CHALLENGE>
Drop every picture. Then return, exactly, the lines from the beginning of the listing below through the one containing "fault_start = 16".

INFORMATION SHOWN>
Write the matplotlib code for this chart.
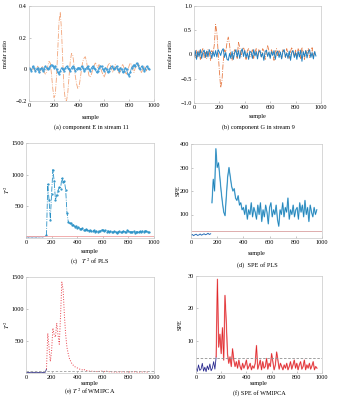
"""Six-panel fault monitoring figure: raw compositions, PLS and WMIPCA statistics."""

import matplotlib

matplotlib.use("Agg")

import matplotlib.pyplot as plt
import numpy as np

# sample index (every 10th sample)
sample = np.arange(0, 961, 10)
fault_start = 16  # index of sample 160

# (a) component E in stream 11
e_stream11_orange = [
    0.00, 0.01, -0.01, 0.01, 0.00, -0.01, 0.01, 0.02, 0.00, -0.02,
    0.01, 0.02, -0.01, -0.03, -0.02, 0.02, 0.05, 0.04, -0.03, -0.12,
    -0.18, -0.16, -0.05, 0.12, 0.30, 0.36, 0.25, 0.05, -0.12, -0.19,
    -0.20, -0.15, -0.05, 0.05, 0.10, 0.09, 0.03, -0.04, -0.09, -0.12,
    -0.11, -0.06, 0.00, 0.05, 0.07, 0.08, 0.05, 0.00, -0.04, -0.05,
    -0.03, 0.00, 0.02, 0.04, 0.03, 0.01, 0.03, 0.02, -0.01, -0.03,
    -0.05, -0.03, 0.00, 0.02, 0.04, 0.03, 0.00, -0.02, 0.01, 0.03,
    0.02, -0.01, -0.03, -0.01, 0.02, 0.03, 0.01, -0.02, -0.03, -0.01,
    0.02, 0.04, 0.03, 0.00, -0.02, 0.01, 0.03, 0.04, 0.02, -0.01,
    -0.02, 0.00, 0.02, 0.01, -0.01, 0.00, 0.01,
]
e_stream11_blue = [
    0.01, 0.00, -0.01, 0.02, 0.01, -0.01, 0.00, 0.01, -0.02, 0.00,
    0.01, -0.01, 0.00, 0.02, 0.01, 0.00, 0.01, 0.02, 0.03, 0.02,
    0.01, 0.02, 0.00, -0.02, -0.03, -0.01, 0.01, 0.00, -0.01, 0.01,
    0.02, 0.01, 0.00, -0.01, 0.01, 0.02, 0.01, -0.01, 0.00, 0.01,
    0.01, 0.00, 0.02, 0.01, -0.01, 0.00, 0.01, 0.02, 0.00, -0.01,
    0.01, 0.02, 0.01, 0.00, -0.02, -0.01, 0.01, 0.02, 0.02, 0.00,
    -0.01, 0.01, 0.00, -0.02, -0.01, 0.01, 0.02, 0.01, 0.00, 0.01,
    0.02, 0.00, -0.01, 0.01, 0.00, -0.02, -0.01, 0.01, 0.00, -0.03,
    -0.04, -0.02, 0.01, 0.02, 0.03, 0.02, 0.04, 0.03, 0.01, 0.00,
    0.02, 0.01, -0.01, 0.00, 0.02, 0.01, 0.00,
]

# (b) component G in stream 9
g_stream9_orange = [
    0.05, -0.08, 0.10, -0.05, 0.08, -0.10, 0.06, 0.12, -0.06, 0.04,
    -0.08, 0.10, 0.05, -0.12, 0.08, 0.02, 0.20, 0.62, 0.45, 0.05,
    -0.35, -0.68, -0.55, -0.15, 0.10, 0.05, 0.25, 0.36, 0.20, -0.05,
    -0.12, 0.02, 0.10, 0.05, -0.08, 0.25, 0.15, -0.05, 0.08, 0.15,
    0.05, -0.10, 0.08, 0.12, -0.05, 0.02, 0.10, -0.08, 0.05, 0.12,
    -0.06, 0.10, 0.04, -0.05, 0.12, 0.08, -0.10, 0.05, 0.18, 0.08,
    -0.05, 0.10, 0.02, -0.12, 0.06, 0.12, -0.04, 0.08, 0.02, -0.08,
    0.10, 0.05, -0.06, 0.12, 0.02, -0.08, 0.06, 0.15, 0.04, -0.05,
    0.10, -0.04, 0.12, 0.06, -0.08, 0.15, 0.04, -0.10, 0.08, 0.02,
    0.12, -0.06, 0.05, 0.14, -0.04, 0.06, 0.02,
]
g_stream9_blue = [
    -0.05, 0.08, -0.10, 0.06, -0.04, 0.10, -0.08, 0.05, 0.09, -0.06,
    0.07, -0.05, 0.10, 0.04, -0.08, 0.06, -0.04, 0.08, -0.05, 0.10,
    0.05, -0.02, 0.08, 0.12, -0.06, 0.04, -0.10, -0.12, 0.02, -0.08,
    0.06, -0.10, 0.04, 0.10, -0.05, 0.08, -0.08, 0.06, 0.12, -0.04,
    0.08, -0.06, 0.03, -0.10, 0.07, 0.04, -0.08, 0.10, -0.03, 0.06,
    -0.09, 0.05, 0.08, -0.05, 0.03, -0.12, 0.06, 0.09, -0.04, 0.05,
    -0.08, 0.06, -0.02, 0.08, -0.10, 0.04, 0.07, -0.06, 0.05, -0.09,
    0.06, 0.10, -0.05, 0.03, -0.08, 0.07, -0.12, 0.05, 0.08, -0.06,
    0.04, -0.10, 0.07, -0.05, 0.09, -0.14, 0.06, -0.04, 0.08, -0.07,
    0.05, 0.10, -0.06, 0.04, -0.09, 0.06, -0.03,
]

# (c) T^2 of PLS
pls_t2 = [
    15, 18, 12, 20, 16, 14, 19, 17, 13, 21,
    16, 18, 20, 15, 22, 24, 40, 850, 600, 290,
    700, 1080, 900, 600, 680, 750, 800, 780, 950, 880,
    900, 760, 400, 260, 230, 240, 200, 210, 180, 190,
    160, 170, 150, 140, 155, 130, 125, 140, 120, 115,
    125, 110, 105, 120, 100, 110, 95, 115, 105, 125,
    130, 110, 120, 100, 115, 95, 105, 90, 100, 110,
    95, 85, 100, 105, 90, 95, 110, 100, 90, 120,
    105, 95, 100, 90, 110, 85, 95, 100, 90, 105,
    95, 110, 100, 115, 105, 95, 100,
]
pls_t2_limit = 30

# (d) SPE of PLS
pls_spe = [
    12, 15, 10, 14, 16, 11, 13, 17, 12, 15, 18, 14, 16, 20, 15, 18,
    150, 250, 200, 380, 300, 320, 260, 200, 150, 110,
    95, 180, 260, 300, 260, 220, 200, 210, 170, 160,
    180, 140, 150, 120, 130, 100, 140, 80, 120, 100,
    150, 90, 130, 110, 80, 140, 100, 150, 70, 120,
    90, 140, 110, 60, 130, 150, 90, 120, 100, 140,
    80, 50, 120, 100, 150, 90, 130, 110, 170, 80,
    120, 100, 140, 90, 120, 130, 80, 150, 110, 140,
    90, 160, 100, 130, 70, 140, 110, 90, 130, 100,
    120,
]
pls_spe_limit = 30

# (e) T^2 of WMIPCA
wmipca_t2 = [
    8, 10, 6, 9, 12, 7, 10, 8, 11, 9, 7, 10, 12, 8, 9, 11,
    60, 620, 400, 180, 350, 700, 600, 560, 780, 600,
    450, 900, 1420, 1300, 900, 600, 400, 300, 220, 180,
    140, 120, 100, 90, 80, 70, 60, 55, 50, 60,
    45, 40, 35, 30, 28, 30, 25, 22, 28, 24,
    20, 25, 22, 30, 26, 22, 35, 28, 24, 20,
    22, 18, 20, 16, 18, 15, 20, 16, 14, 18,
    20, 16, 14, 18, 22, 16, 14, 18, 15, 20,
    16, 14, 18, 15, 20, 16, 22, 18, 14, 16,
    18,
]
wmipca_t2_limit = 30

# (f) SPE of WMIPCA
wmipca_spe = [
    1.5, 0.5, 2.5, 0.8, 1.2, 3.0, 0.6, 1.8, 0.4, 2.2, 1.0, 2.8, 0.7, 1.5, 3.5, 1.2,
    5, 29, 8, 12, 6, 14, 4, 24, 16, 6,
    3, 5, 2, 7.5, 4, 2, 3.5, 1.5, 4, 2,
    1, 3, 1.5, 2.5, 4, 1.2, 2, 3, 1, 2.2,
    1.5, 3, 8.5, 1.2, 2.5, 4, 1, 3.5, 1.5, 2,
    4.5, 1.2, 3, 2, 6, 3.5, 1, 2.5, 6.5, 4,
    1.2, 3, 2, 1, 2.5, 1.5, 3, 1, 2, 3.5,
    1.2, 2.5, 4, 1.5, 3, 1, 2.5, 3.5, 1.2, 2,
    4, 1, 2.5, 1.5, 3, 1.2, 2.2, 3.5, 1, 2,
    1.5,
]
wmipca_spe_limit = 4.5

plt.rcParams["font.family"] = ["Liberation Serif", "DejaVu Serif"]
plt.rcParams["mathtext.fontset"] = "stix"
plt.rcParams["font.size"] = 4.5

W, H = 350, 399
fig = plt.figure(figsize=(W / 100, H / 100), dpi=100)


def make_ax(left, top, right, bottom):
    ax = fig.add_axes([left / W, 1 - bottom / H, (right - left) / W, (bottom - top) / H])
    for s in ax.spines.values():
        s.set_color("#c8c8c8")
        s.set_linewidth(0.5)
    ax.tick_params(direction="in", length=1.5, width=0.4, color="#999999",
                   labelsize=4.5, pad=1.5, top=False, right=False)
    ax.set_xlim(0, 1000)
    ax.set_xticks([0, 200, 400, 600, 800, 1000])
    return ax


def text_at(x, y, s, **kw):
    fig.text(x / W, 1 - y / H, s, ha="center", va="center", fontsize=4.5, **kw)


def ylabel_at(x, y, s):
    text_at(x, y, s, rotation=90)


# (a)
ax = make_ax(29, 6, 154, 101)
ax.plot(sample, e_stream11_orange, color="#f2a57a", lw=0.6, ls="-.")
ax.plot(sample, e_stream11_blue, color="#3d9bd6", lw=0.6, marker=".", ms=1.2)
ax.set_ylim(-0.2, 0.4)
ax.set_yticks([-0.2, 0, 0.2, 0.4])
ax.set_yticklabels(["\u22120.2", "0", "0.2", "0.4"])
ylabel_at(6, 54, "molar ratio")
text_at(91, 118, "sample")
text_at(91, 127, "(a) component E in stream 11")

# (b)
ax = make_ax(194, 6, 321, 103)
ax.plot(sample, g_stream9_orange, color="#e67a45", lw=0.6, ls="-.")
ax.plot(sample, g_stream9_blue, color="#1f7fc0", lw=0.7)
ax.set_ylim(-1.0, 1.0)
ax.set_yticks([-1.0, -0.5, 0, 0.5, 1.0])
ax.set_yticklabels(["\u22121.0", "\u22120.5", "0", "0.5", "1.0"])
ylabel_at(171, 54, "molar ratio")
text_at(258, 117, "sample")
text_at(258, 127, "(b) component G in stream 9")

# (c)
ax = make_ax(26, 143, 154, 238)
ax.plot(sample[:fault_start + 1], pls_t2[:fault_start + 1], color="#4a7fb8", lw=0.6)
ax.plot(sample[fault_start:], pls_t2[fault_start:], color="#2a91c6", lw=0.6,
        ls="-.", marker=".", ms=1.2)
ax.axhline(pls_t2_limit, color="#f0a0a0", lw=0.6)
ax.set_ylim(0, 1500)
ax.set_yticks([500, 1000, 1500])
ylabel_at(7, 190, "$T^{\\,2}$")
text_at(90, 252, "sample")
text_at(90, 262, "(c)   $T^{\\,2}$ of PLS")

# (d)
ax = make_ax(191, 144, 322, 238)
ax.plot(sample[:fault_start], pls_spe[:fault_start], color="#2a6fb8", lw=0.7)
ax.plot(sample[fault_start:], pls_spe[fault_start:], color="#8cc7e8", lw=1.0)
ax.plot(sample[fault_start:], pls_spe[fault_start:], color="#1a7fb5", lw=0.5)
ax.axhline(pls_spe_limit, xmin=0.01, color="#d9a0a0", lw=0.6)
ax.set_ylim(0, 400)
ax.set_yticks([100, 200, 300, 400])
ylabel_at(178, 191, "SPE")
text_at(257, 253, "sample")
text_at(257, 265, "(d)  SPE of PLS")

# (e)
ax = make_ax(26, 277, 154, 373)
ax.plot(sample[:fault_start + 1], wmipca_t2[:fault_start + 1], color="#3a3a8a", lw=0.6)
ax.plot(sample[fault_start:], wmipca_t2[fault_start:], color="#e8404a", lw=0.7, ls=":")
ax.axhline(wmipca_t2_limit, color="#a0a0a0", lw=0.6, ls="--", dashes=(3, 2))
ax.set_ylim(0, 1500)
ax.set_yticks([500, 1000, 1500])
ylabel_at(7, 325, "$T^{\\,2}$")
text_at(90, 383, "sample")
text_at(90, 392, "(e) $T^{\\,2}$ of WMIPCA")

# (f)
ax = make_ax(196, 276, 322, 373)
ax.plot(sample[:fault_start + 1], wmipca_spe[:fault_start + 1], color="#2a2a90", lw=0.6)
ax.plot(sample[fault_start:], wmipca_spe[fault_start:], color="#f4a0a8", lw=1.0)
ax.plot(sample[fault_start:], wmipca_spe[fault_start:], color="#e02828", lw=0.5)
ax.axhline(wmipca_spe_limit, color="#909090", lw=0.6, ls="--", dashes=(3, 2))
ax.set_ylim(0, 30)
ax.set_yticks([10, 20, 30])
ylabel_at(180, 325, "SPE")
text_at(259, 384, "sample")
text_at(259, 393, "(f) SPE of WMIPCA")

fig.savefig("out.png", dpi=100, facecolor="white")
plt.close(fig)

TASK RESULT>
Write the matplotlib code for this chart.
"""Six-panel fault monitoring figure: raw compositions, PLS and WMIPCA statistics."""

import matplotlib

matplotlib.use("Agg")

import matplotlib.pyplot as plt
import numpy as np

# sample index (every 10th sample)
sample = np.arange(0, 961, 10)
fault_start = 16  # index of sample 160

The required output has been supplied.